Apparently, before the quips about the Governor-General, Mr Henry stated on his Breakfast programme:
The dip shit woman. God, what’s her name? Dick-shit. Is it dick shit? … It looks like dick shit … It’s so appropriate, because she’s Indian, so she’d be dick-in-shit wouldn’t she, do you know what I mean? Walking along the street … it’s just so funny.
The Fairfax Press reports that TVNZ received relatively few complaints (four) about the mispronunciation of Dikshit, while the inappropriate comments about Sir Anand are in the 600s. Prime TV reports that the complaints have hit a ‘record number’.
This is no surprise, given that the later comments related directly to how New Zealanders felt about ourselves.
There’s apparently been fresh criticism as TVNZ has allowed Henry’s mispronunciation clip to remain on its website after the furore on Monday. From Fairfax:
New Zealand Indian Central Association president Paul Singh Bains said the fact TVNZ was still promoting the clip on its website showed it had “totally lost the plot” and was insensitive to the offence Henry had caused.
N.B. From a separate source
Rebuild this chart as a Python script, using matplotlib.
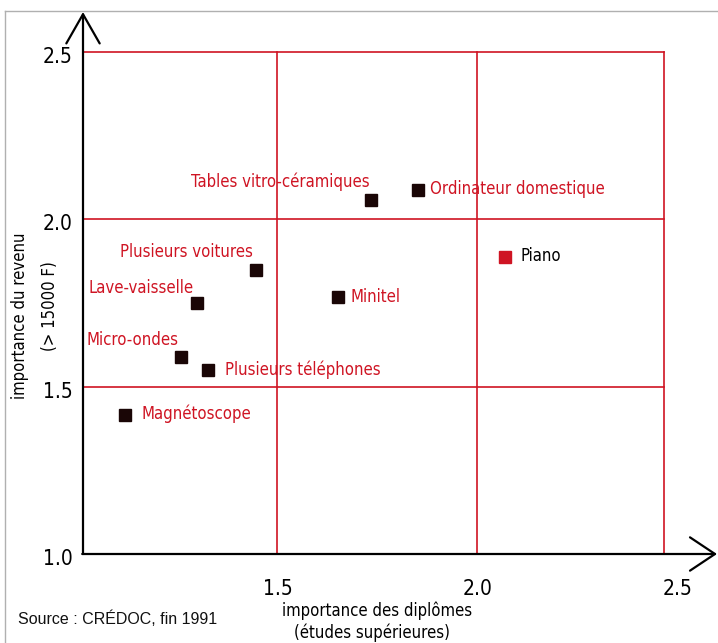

The segment is now gone, though the tiny 14-day suspension that TVNZ gave Paul Henry seems even weaker in this context.
Making it worse was the TVNZ spokeswoman, who defended Henry on Monday and worsened the matter then. I think TVNZ needs a new spokesperson. Here’s how Fairfax reported her response:
TVNZ spokeswoman Andi Brotherston said the website was an independent news organisation.
“[It] is part of TVNZ’s news and current affairs department, which has its editorial independence enshrined in legislation.”
Translation: we can’t do anything about how we promote the channel because of the law.
Why, pray tell, was the clip then removed?
It might be nice to get the context in which Ms Brotherston made her comment.
I wrote to the network today suggesting that Mr Henry at least meet with the New Zealand Indian Central Association in his 14 days off. (I called it, wrongly, the Indian New Zealand Association, mixing it up with one in Wellington.) Let’s do something beyond the on-air apology and learn just why these “ethnic” associations are necessary in New Zealand. (One big reason: the Paul Henrys of this world.)
One thing has bugged me: this idea from Henry that Sir Anand Satyanand does not sound like a New Zealander. I have met the Governor-General on several occasions and I never remembered him having any accent but a Kiwi one. I even had to look for clips of Sir Anand just to make sure my memory wasn’t playing tricks on me. I remember that his wife, Lady Satyanand, is very well spoken. So just how much like a New Zealander did Henry think the next Governor-General should sound like? Fred Dagg? Him?
There’s nothing wrong with a Fred Dagg-sounding Governor-General, but it seems that Mr Henry believed that a Kiwi accent is not a Kiwi accent if its speaker has Indian heritage.